The Final Straw: Federation Failure:
In early July, the author discovered their primary community channel on the matrix.org homeserver had essentially vanished for them and other matrix.org users, while still appearing active to users on other servers. Attempts to rejoin failed with cryptic errors (403] No create event in auth events). Support tickets went unanswered. Investigation suggested the matrix.org server had lost critical room state data.
"It was as if the matrix.org homeserver had somehow lost the room, without communicating this to the rest of the network... So much for (overly complex) permission models and Matrix federation."
Why XMPP/IRC Won Back a Believer: Faced with unreliable federation, poor performance, a terrible web client, an unfinished native app (Element X), increasing spam, and nonexistent support, the author concluded Matrix.org is unfit for mainstream recommendation. They contrast Matrix's heavy resource demands (Dendrite needing 2-4 cores & 8GB RAM for a "comfortable" small deployment) with the proven efficiency and simplicity of XMPP servers like Ejabberd, built on battle-tested Erlang/OTP.
"Matrix ends up being worse not just in terms of user experience, but also from an administrative and cost perspective... I cannot comprehend why Matrix.org chose to use Python and Node.js of all things, instead of Erlang, or more recently, Elixir."

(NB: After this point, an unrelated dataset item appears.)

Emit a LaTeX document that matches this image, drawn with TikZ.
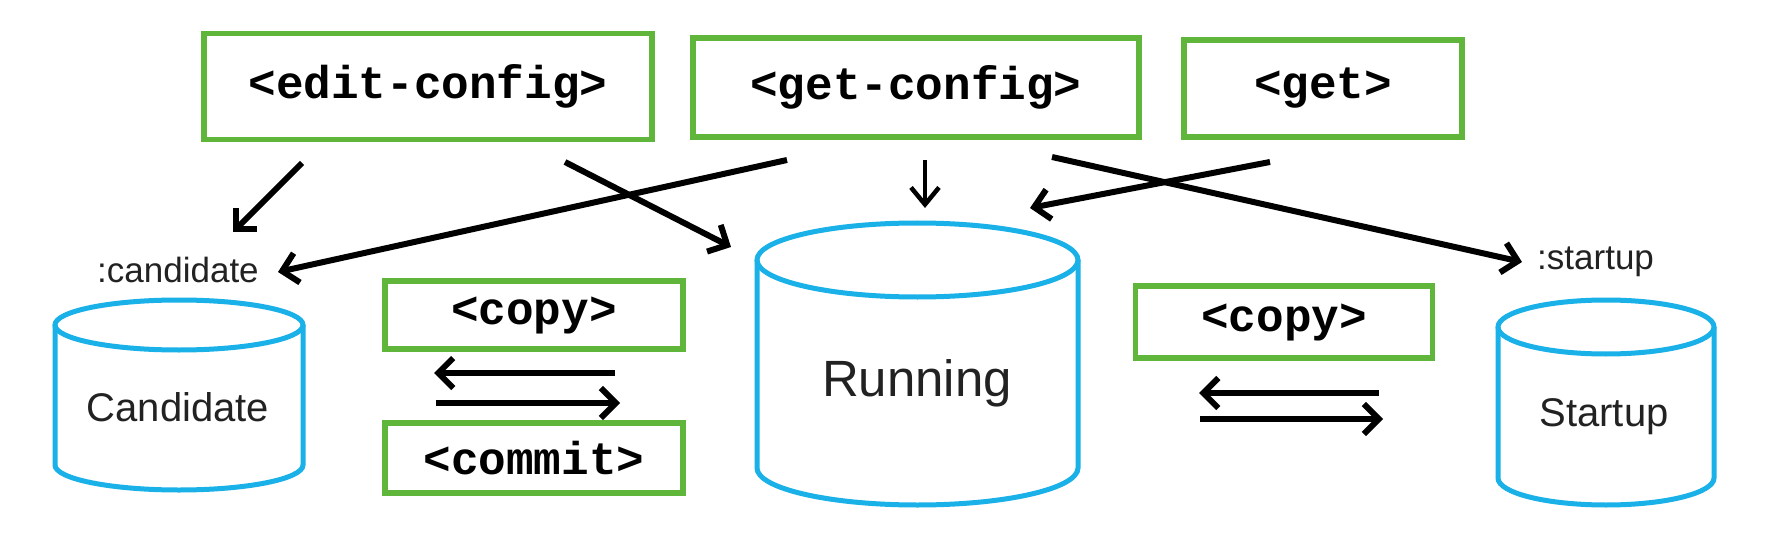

A Future Foreclosed? While acknowledging Matrix's ideals and continued institutional adoption (especially in European governments tolerant of poor UX for sovereignty), the author sees little hope for mainstream appeal. The platform feels built "for compliance departments and bureaucrats, not communities." Their journey ends where it began decades prior: on the reliable, simple, and interoperable grounds of XMPP and IRC.
"Ideals alone don’t make for usable tools... I’ll be elsewhere, quietly rooting for a comeback, but no longer waiting for it."